There are a few ways we can improve this. The first is a quick manual check. Here we just plot the R2 and MSE for a lot of values of alpha and visually compare them.

##### Question 1: Go over all values of alpha between 0 and 10 with an increment of 0.1. Plot the resulting R2 and MSE.

##### Question 2: Do you notice anything peculiar about both plots (or both graphs if you drew them on the same plot)? Can you explain why this is?

It's nice to have a visual overview of the best value for alpha, but it would be even better if we could just run some code and get the best value automatically.
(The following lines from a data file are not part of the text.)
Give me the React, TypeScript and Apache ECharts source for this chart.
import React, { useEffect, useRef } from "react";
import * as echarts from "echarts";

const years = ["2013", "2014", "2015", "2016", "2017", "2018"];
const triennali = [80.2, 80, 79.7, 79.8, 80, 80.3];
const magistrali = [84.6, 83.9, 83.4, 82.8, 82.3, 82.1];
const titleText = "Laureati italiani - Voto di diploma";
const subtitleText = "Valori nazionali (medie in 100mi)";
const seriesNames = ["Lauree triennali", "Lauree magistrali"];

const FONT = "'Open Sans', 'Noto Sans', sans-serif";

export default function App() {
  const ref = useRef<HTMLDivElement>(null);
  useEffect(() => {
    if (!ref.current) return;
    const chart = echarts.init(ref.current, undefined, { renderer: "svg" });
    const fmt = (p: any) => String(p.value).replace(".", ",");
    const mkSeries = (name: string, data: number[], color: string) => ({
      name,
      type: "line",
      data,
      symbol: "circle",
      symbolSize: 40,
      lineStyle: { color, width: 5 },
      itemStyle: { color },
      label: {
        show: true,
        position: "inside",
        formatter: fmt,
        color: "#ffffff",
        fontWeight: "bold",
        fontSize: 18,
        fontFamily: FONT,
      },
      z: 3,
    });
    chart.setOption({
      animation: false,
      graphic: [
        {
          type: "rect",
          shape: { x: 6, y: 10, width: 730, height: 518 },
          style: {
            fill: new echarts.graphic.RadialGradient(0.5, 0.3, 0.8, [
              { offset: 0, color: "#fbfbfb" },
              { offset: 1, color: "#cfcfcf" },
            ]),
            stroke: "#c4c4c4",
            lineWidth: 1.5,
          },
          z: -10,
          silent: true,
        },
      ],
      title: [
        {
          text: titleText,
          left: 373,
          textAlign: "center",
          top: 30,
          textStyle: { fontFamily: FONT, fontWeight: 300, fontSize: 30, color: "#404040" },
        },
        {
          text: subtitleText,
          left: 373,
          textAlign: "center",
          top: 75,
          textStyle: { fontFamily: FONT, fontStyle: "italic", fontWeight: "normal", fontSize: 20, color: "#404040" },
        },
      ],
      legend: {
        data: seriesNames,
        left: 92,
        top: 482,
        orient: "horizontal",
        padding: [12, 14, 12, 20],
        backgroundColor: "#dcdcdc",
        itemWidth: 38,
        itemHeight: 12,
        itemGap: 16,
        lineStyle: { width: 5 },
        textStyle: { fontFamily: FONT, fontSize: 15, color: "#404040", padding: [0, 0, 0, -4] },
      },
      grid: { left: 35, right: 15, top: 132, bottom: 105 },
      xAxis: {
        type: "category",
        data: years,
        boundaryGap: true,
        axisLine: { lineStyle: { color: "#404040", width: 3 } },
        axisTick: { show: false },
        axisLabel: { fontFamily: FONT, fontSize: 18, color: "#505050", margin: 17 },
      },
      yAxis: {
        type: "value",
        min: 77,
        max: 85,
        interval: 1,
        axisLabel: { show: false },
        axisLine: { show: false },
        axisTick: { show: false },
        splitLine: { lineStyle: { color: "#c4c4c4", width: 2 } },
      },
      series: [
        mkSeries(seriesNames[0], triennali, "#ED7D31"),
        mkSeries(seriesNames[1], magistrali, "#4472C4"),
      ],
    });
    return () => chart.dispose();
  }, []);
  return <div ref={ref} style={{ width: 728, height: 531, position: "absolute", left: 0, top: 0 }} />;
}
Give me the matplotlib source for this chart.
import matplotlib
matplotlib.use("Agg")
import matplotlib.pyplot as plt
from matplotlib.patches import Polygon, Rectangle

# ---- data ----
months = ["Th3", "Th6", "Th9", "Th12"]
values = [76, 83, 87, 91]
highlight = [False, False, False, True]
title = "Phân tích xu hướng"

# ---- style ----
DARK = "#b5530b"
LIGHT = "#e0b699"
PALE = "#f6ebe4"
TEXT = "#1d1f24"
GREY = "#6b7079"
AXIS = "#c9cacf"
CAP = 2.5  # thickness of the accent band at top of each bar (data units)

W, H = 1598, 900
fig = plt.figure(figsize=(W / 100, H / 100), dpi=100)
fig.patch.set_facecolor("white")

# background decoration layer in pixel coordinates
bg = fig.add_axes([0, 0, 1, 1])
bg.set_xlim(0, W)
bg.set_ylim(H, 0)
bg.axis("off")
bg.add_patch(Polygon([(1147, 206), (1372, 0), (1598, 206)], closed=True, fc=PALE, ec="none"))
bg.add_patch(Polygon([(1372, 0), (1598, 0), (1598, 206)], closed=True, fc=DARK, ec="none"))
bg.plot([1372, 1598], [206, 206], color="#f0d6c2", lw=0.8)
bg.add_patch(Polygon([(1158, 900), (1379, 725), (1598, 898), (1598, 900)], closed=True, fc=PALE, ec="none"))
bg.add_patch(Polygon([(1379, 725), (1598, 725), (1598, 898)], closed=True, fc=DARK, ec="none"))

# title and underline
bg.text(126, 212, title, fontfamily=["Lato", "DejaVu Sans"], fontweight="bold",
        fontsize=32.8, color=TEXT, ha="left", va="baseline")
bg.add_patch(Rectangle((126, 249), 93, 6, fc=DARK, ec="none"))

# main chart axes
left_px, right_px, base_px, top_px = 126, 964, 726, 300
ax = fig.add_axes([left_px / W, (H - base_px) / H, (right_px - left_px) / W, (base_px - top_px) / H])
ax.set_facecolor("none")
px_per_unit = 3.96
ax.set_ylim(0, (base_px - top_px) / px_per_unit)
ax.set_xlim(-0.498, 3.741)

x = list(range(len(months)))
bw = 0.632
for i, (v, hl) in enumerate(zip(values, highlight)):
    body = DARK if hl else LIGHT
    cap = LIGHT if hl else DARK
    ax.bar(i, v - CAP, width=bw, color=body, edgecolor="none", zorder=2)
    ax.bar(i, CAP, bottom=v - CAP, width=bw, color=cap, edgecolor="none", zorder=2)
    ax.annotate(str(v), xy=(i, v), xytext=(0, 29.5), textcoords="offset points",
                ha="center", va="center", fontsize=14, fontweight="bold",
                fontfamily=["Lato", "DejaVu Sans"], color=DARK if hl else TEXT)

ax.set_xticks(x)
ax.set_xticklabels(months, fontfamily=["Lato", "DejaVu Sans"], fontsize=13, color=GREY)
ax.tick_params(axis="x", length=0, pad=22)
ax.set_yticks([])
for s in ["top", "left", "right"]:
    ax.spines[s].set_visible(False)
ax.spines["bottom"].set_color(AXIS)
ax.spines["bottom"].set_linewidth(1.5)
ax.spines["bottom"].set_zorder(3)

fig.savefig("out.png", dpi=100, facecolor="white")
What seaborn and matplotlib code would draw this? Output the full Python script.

Well, it seems like santa came a bit early this year as we actually have some magic code like this!

By making use of **Grid Search Cross Validation**, a variant of Cross Validation, we can get a simple and clean answer. First, we need to pass on a 'grid' or a list of alphas, then we also need to define our amount of folds as well as our scoring method. . For each possible value of alpha, it will perform cross validation using the amount of folds provided. The result is a single 'best' alpha based on all attempts by the model which we can use in our lasso regression.

In [6]:
alpha_grid = {'alpha': np.logspace(-3, 1, 50)}
lasso_cv = GridSearchCV(Lasso(), param_grid=alpha_grid, cv=5, scoring='neg_mean_squared_error')
lasso_cv.fit(X_train, y_train)

print("Best Alpha from CV:", lasso_cv.best_params_['alpha'])

Best Alpha from CV: 1.0481131341546852


##### Question 3: Compare the best value for alpha you retrieved here with the one you found visually in question one. Is this the same? Is it different? explain.

## 10.4 Exercises

##### Question 1: See section 10.3.2
##### Question 2: See section 10.3.2
##### Question 3: See section 10.3.2
##### Question 4: Create a new lasso regression model using the new best alpha. Compare R2 and MSE.

##### Question 5: As said in the beginning, lasso regression isn't just a regularization technique but can also be used for feature selecting. Explain how lasso regression could be used to drop certain columns from the original dataset.